Killer Mike lends his voice to the hit animated series "South Park."
South Park has returned with a bang this season, rolling out some episodes that are not only hilarious but, in true Trey Parker and Matt Stone fashion, are unafraid to go after some of the more divisive figures in pop culture with their satire (and no, I don't just mean Donald Trump, but there's a lot of that too). However, one of the more unexpected perks from the new batch of episodes that South Park has offered their fans this year is the continued use of hip-hop music as not only pleasant music-based interludes but, in some cases, critical plot points in each episode's respective story.
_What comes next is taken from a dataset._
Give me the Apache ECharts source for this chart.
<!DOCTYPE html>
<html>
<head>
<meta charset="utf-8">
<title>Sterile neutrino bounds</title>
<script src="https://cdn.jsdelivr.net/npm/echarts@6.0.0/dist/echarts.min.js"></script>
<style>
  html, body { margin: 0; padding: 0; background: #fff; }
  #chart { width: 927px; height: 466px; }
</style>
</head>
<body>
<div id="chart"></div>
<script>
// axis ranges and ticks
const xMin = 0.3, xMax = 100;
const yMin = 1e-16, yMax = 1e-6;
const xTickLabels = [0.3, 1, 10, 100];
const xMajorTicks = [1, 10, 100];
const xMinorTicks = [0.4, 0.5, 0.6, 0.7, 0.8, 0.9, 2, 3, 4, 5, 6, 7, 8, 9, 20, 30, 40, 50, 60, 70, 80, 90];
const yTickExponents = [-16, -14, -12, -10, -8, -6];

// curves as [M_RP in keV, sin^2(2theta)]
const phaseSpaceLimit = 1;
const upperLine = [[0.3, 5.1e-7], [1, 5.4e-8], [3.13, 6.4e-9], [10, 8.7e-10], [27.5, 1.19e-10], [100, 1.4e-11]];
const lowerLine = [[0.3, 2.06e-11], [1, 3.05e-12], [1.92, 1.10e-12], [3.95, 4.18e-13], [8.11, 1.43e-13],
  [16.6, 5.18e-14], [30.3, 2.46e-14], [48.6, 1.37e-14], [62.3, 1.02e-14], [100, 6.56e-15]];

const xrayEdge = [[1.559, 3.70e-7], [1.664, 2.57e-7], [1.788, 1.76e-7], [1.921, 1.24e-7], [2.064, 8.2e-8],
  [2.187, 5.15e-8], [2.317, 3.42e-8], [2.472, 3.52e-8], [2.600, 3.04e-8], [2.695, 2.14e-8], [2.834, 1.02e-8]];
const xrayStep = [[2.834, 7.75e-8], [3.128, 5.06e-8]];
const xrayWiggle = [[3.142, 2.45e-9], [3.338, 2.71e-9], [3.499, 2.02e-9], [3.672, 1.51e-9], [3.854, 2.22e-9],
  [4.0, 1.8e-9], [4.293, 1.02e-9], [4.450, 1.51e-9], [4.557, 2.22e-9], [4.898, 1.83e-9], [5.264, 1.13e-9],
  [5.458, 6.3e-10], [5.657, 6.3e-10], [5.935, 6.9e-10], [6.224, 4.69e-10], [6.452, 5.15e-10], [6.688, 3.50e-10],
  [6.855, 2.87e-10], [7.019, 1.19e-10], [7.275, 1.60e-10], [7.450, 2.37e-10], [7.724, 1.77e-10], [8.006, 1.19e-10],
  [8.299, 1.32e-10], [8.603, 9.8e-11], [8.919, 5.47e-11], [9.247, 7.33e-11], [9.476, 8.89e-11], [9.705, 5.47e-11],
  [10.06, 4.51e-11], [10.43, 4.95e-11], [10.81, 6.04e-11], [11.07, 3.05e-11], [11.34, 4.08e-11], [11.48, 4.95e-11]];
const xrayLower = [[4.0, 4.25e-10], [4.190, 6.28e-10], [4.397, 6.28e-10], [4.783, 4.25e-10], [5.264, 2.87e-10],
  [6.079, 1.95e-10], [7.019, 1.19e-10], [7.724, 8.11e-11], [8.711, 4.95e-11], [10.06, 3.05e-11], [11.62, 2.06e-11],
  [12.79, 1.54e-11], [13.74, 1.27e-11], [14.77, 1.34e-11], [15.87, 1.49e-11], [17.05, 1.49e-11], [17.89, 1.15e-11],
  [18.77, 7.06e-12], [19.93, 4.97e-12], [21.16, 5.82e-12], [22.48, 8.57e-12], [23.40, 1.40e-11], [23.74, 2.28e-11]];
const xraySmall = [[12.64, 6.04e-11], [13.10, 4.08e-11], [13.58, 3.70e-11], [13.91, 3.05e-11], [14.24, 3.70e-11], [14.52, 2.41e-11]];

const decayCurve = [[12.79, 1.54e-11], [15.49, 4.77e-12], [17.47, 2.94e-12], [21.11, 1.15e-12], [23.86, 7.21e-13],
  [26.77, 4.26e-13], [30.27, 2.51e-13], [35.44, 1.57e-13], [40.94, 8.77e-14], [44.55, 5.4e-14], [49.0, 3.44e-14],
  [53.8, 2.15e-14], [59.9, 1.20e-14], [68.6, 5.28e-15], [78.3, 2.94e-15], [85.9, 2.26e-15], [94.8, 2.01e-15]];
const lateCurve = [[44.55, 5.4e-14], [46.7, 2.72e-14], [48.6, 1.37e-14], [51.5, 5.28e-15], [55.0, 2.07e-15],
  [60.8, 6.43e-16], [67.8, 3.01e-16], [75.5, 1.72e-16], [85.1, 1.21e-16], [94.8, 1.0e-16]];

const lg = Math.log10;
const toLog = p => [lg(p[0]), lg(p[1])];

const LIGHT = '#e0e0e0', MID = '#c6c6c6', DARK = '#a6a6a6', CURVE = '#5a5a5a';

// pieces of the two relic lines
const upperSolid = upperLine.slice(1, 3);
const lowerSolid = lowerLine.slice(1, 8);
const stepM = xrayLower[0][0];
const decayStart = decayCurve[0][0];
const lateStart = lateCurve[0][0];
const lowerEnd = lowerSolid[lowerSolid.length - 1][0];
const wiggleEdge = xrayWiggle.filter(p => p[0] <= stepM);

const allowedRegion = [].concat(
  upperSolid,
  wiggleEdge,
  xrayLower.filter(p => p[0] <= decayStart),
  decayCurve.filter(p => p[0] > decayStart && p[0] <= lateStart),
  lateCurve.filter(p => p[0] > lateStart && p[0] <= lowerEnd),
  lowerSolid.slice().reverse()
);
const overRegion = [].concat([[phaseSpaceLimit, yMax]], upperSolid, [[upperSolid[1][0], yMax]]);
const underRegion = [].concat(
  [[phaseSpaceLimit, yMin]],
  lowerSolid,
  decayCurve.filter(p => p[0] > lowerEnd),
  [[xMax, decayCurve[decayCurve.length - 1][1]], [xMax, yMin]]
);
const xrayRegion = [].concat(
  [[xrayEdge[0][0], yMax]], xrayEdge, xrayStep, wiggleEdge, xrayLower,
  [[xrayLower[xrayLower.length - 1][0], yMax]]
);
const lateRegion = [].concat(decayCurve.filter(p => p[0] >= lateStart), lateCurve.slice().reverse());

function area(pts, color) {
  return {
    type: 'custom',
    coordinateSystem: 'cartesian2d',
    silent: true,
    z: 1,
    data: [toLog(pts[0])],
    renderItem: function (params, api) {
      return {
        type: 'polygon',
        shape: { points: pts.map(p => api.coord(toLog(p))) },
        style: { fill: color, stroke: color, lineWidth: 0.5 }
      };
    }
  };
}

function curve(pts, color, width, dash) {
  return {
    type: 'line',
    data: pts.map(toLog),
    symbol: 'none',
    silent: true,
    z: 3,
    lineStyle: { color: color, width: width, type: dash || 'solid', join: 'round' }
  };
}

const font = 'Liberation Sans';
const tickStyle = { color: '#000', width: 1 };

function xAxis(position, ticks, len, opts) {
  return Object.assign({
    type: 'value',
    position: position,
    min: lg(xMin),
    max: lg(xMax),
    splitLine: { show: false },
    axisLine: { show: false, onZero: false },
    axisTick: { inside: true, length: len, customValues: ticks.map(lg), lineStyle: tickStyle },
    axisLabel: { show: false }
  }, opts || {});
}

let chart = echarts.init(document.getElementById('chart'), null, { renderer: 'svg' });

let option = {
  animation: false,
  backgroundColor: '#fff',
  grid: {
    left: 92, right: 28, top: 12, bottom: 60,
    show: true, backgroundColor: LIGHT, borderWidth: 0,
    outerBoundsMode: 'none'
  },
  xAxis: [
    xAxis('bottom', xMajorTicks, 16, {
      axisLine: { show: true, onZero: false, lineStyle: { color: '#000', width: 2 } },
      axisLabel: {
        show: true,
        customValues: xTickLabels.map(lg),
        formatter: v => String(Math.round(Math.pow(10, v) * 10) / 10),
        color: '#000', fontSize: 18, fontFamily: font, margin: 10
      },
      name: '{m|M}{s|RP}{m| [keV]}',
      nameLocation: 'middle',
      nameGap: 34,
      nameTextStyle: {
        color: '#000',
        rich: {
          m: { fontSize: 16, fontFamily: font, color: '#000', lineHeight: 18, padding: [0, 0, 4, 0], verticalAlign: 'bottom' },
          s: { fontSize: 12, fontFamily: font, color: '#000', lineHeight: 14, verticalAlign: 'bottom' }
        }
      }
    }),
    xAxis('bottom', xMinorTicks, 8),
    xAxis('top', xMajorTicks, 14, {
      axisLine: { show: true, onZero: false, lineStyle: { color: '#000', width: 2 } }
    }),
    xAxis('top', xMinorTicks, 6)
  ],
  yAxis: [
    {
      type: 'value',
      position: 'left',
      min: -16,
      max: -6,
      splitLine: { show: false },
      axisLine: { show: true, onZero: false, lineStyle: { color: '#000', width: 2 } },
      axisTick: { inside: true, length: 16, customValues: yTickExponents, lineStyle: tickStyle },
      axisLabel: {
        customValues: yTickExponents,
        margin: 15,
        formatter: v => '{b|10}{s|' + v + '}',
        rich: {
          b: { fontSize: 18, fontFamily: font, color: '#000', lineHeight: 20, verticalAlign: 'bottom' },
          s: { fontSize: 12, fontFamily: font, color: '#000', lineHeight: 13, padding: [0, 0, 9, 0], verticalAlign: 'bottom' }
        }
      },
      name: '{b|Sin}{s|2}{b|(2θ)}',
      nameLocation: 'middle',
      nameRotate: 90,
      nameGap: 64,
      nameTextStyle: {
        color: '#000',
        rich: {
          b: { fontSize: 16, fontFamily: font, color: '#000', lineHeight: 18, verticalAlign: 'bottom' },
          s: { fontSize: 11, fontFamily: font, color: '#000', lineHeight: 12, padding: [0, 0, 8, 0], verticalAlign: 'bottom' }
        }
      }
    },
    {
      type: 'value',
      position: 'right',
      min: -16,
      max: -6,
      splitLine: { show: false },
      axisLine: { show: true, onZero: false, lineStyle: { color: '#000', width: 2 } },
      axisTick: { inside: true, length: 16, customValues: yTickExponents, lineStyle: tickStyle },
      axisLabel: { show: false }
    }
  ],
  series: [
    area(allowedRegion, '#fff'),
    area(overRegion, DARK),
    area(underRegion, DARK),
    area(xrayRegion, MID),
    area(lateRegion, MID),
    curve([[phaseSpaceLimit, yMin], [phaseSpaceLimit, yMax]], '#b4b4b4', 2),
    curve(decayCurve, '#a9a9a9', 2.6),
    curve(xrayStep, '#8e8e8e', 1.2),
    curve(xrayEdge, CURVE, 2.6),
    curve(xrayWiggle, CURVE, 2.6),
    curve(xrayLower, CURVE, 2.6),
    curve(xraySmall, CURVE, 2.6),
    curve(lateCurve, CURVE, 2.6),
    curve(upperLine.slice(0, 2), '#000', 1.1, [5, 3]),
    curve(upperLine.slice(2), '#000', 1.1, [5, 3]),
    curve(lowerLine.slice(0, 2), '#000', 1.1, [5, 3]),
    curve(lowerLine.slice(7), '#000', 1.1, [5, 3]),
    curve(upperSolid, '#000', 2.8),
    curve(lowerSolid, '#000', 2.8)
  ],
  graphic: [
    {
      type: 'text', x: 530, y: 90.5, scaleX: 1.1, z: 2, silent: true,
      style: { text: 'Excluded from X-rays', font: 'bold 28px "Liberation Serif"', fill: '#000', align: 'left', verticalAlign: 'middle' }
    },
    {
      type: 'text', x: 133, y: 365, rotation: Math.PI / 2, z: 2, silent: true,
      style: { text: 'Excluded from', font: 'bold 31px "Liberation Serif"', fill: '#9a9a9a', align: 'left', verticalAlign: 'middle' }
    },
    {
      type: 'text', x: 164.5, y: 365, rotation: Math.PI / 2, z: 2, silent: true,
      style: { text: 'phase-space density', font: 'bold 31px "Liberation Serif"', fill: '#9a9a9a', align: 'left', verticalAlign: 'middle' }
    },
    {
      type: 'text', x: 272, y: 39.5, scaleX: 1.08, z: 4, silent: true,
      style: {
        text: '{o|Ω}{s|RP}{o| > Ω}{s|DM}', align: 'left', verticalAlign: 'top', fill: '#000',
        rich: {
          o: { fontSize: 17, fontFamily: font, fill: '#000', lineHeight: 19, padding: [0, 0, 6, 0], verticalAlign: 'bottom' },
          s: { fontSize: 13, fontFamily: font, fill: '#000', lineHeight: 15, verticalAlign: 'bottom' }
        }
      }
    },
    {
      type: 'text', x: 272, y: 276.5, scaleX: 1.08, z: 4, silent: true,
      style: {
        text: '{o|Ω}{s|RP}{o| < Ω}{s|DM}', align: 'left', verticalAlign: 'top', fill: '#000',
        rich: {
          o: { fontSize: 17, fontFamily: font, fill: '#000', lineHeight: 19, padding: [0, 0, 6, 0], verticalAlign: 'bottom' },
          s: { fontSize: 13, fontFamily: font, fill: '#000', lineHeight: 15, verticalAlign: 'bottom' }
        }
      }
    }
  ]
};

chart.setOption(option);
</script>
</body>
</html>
Last night, the series' latest offering aired on television and, to the surprise of some, the show's writers kept the ball rolling with the inclusion of rap music, but this time in an unprecedented way: the rapper wasn't the butt of the joke. Instead, Killer Mike of Run The Jewels lent his voice to a musical sequence that details the pain and suffering that seniors go through while living in a nursing home. The overall episode served as a scathing commentary on the current opioid crisis that is plaguing the U.S., eventually comparing living in that nursing home to being stuck in prison. If you're looking for someone to deliver politically-charged rhymes, there's no one better than Killer Mike. Check out some of his bars below.
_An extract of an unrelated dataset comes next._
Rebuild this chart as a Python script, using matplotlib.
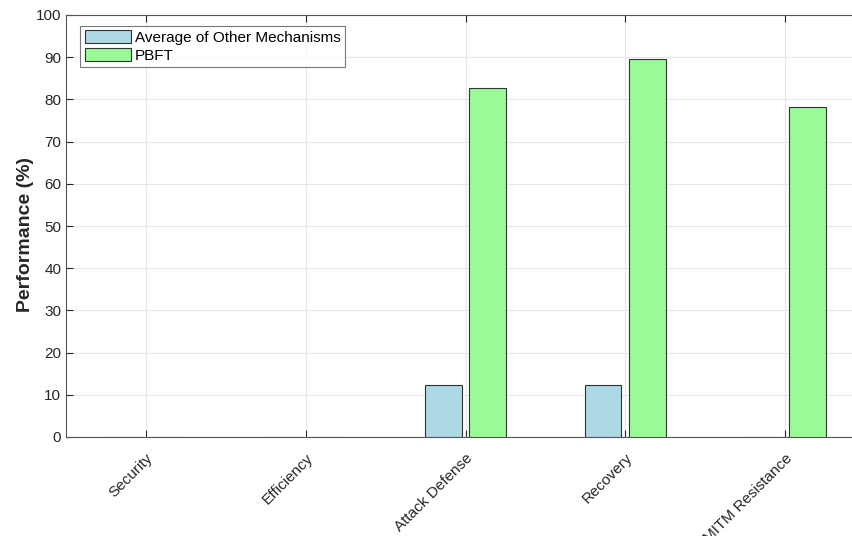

Killer Mike von run the Jewels ist Killer in South Park: Raps of mass incarceration pic.twitter.com/WheEPG0vcU— 🍌🦍 Herr Kaschke (@herrkaschke) October 19, 2017
"They put me here to die, left me angry and alone/For the crime of being old, they threw me in this nursing home," the RTJ star spits, bringing an unmistakable sense of gravitas to the proceedings. It further solidifies South Park as a show that has an ear for the kind of music that is grabbing the attention of most music enthusiasts these days. In the first episode of season 21, Kendrick Lamar's "Humble" got skewered by a man acting as one of those Amazon Echo-type home assistants, while in later episodes, Logic's suicide prevention themed song "1-800-273-8255" was spoofed by the character of Cartman. Who knows what the show has cooked up as its next hip-hop musical number, but let's hope they keep their creative hot streak going.